Non bisogna armare i suoi avversari o cercare di destabilizzare il suo paese “esportando la democrazia”. Soprattutto occorre empatizzare, cioè capire le emozioni e avvertirle come reali, dei nemici. Il cattivone deve essere tranquillizzato perché nella sua testa, avvezza a un mondo di cattiverie, pensa che se noi siamo più forti prima o poi useremo contro di lui le nostre armi.

L’alternativa è seguire un’altra celebre frase latina: “Cartago delenda est”. Il problema è che il nemico non è più in una singola città lontano da noi come Cartagine ma è nel nostro unico mondo per cui se lo radiamo al suolo distruggiamo, ipso facto, anche l’unica terra su cui possiamo vivere.

Cosa fare ora che la guerra c’è già a dispetto di tutte i nostri auspici? Questa guerra ha radici profonde e fa parte della “terza guerra mondiale a pezzi successivi” che Papa Francesco vede dipanarsi negli ultimi decenni. Si confrontano diverse idee di come debba essere gestito il nostro mondo. Da un lato gli americani vedono un mondo unipolare, con loro a capo, e danno preminenza all’espansione delle loro multinazionali mentre i russi e i cinesi vogliono un mondo multipolare e preservare il loro modello autoritario di civiltà. Esistono poi ragioni locali con tensioni irrisolte fra etnie, religioni e lingue che perdurano da molto tempo in zone come il Donbass e la Crimea. Capire tutto è difficile e forse per noi europei impossibile.

Fatta questa premessa che fare praticamente? Non voglio ergermi a stratega geopolitico (ce ne sono anche troppi). Provo a fornire un’ipotesi che deriva dalla mia esperienza di psicologo. Ci troviamo di fronte a una domanda senza soluzione, come spesso succede nelle relazioni umane ad esempio nelle storie di coppia, in cui si sbaglia sia se si attua una strategia che il suo contrario. Non fornire armi vuol dire fregarsene dei poveri ucraini invasi, fornirle significa entrare in una guerra che altri hanno preparato in lunghi anni di reciproche ripicche, aggressioni, minacce e scontri geopolitici.

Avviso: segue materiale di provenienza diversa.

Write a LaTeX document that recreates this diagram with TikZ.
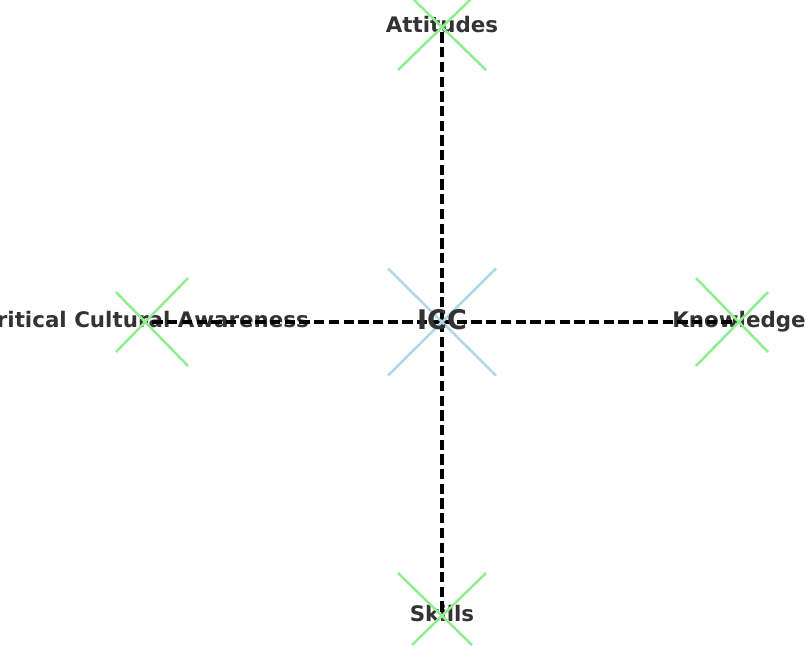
\documentclass[tikz,border=0pt]{standalone}
\usepackage{fontspec}
\setmainfont{DejaVu Sans}
\definecolor{labelgray}{HTML}{333333}
\definecolor{markgreen}{HTML}{90EE90}
\definecolor{markblue}{HTML}{ADD8E6}
\pgfdeclarelayer{front}
\pgfsetlayers{main,front}
\tikzset{
    lbl/.style={inner sep=0pt, text=labelgray, font=\bfseries\fontsize{21.4}{25}\selectfont, text height=16.26pt, text depth=5.14pt},
    hub/.style={inner sep=0pt, text=labelgray, font=\bfseries\fontsize{27}{31}\selectfont, text height=20.52pt, text depth=6.48pt},
    link/.style={draw=black, line width=3.1pt, dash pattern=on 10.3pt off 4.4pt},
    crossg/.style={draw=markgreen, line width=2.5pt},
    crossb/.style={draw=markblue, line width=2.5pt}
}
\begin{document}
\begin{tikzpicture}[x=1pt,y=-1pt]
\useasboundingbox[fill=white] (0,0) rectangle (806,651);
\node[lbl] (att) at (442,27) {Attitudes};
\node[lbl] (know) at (739,322) {Knowledge};
\node[lbl] (skl) at (442,616) {Skills};
\node[lbl] (cca) at (145,322) {Critical Cultural Awareness};
\begin{pgfonlayer}{front}
\node[hub] (icc) at (442,322) {ICC};
\end{pgfonlayer}
\foreach \n in {att,know,skl,cca}
    \draw[link] (icc.center) -- (\n.center);
\draw[crossb] (icc.center) ++(-54,-53.5) -- ++(108,107) (icc.center) ++(54,-53.5) -- ++(-108,107);
\draw[crossg] (att.center) ++(-44,43) -- ++(74,-72) (att.center) ++(44,43) -- ++(-74,-72);
\draw[crossg] (know.center) ++(-43,-44) -- ++(72,74) (know.center) ++(29,-30) -- ++(-72,74);
\draw[crossg] (skl.center) ++(-44,-43) -- ++(74,72) (skl.center) ++(44,-43) -- ++(-74,72);
\draw[crossg] (cca.center) ++(43,-44) -- ++(-72,74) (cca.center) ++(-29,-30) -- ++(72,74);
\end{tikzpicture}
\end{document}
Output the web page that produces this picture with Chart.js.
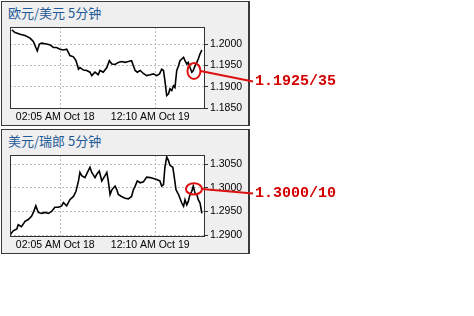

In queste situazioni, in cui non esiste una risposta, occorre cambiare impostazione. Un nucleo di paesi Europei dovrebbe svincolarsi dalla dipendenza dagli Usa e, pur rimanendo nella Nato (non si tratta di una alleanza bellica ma esclusivamente difensiva), proporre a Russia e Ucraina una visione. Ma quale è la visione della possibile pace che ha l’Europa? Su questo occorrerebbe una risposta da parte della dirigenza europea. L’Europa vuole che la Russia perda la guerra, si ritiri nei suoi territori lasciando anche la Crimea e paghi i danni di guerra? Oppure l’Europa vuole un accordo in cui la Crimea resti alla Russia? E cosa si vuole fare nei territori del Donbass? Che visione del nostro continente ha la dirigenza Europea?

Se, come probabile, gli Stati europei rimarranno divisi la pace la potrà siglare solo Biden presumibilmente a ridosso delle elezioni americane.